In a series of collaborative papers [1,2, 3], I introduced a new, general mechanism for realizing a phase of inflation, using an analog of magnetic drift, rather than a flat potential, to slow down the inflaton's roll. The original Chromo-Natural model produces chiral gravitational waves, but appears in conflict with Planck data in its basic form. We are identifying extensions that evade these dangers now.





Neutrinos

Neutrinos: reconciling Planck with the Local Universe



In the simplest six parameter model of Lambda-CDM, the data from the Planck satellite and local measures of the Hubble expansion rate and the abundance of galaxy clusters disagree sharply. New neutrino physics could be the answer! When we perform a joint analysis of Planck, H0 data, Baryon Acoustic Oscillation galaxy data, and X-ray cluster abundances we find >3 sigma evidence for neutrino physics beyond the standard model -- a fractionally populated new species and a summed neutrino mass of around 0.4eV.





Galilean lensing enhancement

Massive Gravity and its cosmology



I was the first to point out that the galilean-invariant scalar field that emerges in massive gravity can enhance gravitational lensing; other popular scalar-tensor gravity theories have no new lensing effects. I am now studying how to detect or constrain this novel effect. I have also discovered the most general exact self-accelerating solution to the the theory of massive gravity yet found.

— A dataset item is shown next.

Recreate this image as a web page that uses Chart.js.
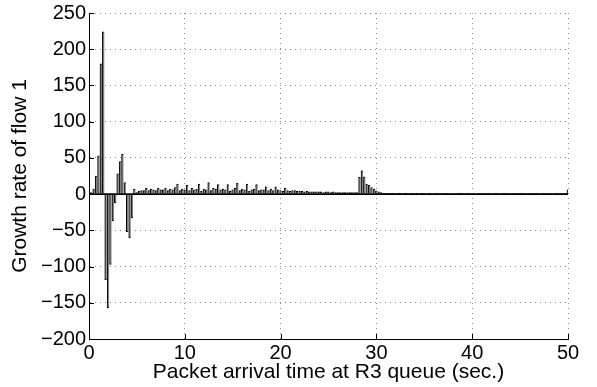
<!DOCTYPE html>
<html lang="en">
<head>
    <meta charset="UTF-8">
    <title>Growth rate of flow 1</title>
    <script src="https://cdn.jsdelivr.net/npm/chart.js"></script>
    <style>
        body {
            margin: 0;
            padding: 0;
            background-color: #fff;
        }
        #wrap {
            position: relative;
            width: 597px;
            height: 387px;
        }
    </style>
</head>
<body>
    <div id="wrap">
        <canvas id="myChart"></canvas>
    </div>

    <script>
        // sampling interval of the growth-rate samples (sec.)
        const sampleInterval = 0.25;

        // growth rate of flow 1, one value per sample (0.25 s .. 50 s)
        const growthRate = [
            2, 7, 25, 53, 180, 224, -118, -157, -97, -37, -12, 28, 45, 55, 16, -52, -60, -33, 7, 2,
            4, 5, 5, 8, 5, 7, 6, 5, 8, 6, 6, 8, 5, 7, 6, 9, 14, 5, 7, 6,
            12, 5, 8, 6, 7, 14, 4, 7, 6, 16, 5, 8, 7, 13, 6, 7, 6, 13, 4, 6,
            8, 15, 5, 7, 6, 14, 4, 6, 7, 13, 5, 6, 6, 10, 5, 7, 5, 10, 6, 5,
            4, 8, 5, 4, 5, 5, 4, 4, 4, 3, 4, 3, 3, 3, 3, 3, 3, 2, 3, 3,
            2, 3, 2, 2, 2, 2, 2, 2, 2, 2, 2, 2, 23, 32, 24, 14, 12, 9, 6.5, 4.6,
            3, 2, 1.5, 1.2, 1, 1.1, 1, 0.9, 1, 1, 0.9, 1, 1, 0.9, 1, 0.8, 1, 0.9, 1, 0.8,
            0.9, 1, 0.8, 0.9, 1, 0.8, 0.9, 0.8, 1, 0.8, 0.9, 0.8, 0.9, 0.8, 1, 0.8, 0.9, 0.8, 0.8, 0.9,
            0.8, 0.9, 0.8, 0.8, 0.9, 0.8, 0.8, 0.9, 0.8, 0.8, 0.8, 0.9, 0.8, 0.8, 0.8, 0.9, 0.8, 0.8, 0.8, 0.8,
            0.8, 0.8, 0.9, 0.8, 0.8, 0.8, 0.8, 0.9, 0.8, 0.8, 0.8, 0.8, 0.8, 0.9, 0.8, 0.8, 0.8, 0.8, 0.8, 6
        ];

        const sampleTimes = growthRate.map((_, i) => (i + 1) * sampleInterval);

        // axis ranges and tick steps
        const xRange = [0, 50], xStep = 10;
        const yRange = [-200, 250], yStep = 50;

        const xTitle = 'Packet arrival time at R3 queue (sec.)';
        const yTitle = 'Growth rate of flow 1';

        const fontFamily = '"Liberation Sans", Arial, Helvetica, sans-serif';

        // matlab style: zero baseline and ticks drawn inside the axes
        const matlabAxes = {
            id: 'matlabAxes',
            afterDatasetsDraw(chart) {
                const { ctx, chartArea, scales } = chart;
                const x = scales.x, y = scales.y;
                ctx.save();
                ctx.strokeStyle = '#000';
                ctx.lineWidth = 1.6;
                const y0 = y.getPixelForValue(0);
                ctx.beginPath();
                ctx.moveTo(chartArea.left, y0);
                ctx.lineTo(chartArea.right, y0);
                ctx.stroke();

                ctx.lineWidth = 1;
                ctx.beginPath();
                y.ticks.forEach(t => {
                    const py = Math.round(y.getPixelForValue(t.value)) + 0.5;
                    ctx.moveTo(chartArea.left, py);
                    ctx.lineTo(chartArea.left + 5, py);
                });
                x.ticks.forEach(t => {
                    const px = Math.round(x.getPixelForValue(t.value)) + 0.5;
                    ctx.moveTo(px, chartArea.bottom);
                    ctx.lineTo(px, chartArea.bottom - 5);
                });
                ctx.stroke();
                ctx.restore();
            }
        };

        const ctx = document.getElementById('myChart').getContext('2d');
        new Chart(ctx, {
            type: 'bar',
            data: {
                datasets: [{
                    label: 'Growth rate of flow 1',
                    data: sampleTimes.map((t, i) => ({ x: t, y: growthRate[i] })),
                    backgroundColor: '#808080',
                    borderColor: '#000',
                    borderWidth: { left: 1, top: 1, bottom: 1, right: 0 },
                    borderSkipped: 'start',
                    barThickness: 2,
                    grouped: false
                }]
            },
            options: {
                responsive: true,
                maintainAspectRatio: false,
                animation: false,
                layout: {
                    padding: { top: 13, right: 29, left: 0, bottom: 0 }
                },
                plugins: {
                    legend: { display: false },
                    tooltip: { enabled: false }
                },
                scales: {
                    x: {
                        type: 'linear',
                        min: xRange[0],
                        max: xRange[1],
                        offset: false,
                        afterFit: scale => { scale.height = 48; },
                        ticks: {
                            stepSize: xStep,
                            autoSkip: false,
                            color: '#000',
                            padding: 2,
                            maxRotation: 0,
                            font: { family: fontFamily, size: 20 }
                        },
                        grid: {
                            offset: false,
                            color: '#8a8a8a',
                            drawTicks: false
                        },
                        border: {
                            color: '#000',
                            width: 1,
                            dash: [1, 4]
                        },
                        title: {
                            display: true,
                            text: xTitle,
                            color: '#000',
                            padding: { top: 0, bottom: 2.5 },
                            font: { family: fontFamily, size: 21 }
                        }
                    },
                    y: {
                        min: yRange[0],
                        max: yRange[1],
                        afterFit: scale => {
                            scale.width = 89;
                            // let the layout padding alone decide the top edge
                            scale.paddingTop = 0;
                            scale.paddingBottom = 0;
                        },
                        ticks: {
                            stepSize: yStep,
                            autoSkip: false,
                            color: '#000',
                            padding: 3,
                            font: { family: fontFamily, size: 20 },
                            callback: v => String(v).replace('-', '\u2212')
                        },
                        grid: {
                            color: '#8a8a8a',
                            drawTicks: false
                        },
                        border: {
                            color: '#000',
                            width: 1,
                            dash: [1, 4]
                        },
                        title: {
                            display: true,
                            text: yTitle,
                            color: '#000',
                            padding: { top: 7.5, bottom: 0 },
                            font: { family: fontFamily, size: 21 }
                        }
                    }
                }
            },
            plugins: [matlabAxes]
        });
    </script>
</body>
</html>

Effective Potential of a Gelaton

The Gelaton Scenario



The distinctive features of single field inflationary models with non-minimal kinetic terms, like Dirac-Born-Infeld and k-inflation, can be captured by more familiar multiple field inflationary systems. At least one heavy field, which we call the gelaton, has an effective potential which depends on the kinetic energy of the inflaton. Integrating out the gelaton gives rise to an effectively single field system for which the speed of sound for the adiabatic fluctuations is reduced, generating potentially observable equilateral non-Gaussianity, while causing negligible isocurvature fluctuations.





slice from simulation

Structure formation in galileon gravity



I am using N-body, particle-mesh codes to study cosmological growth history in models with a galilean invariant scalar field. I have used galaxy survey data, redshift space distortions and galaxy infall kinematics to place limits on the model parameters. Current observations of bulk flows may hint at the kind of new physics found in these models.





slice from simulation

Stochastic Inflation Revisited



Stochastic inflation is the study of the global inflationary space, where quantum perturbations grow to horizon size and affect the overall progress of inflation. It is the best way to study eternal inflation and to understand the global structure of inflationary models. I have generalized this formalism to theories of inflation with non-standard kinetic energy terms, like DBI inflation.





figure from CMBpol report

Cosmic superstrings



I am continuing to study the distinctive phenomenology of cosmic superstrings. Their contributions to the small angular scale power and B-mode polarization of the CMB could be seen within the next couple of years. In the meantime, I have worked out one of their effects on the 21 cm radiation that will eventually be the richest resource for observational data.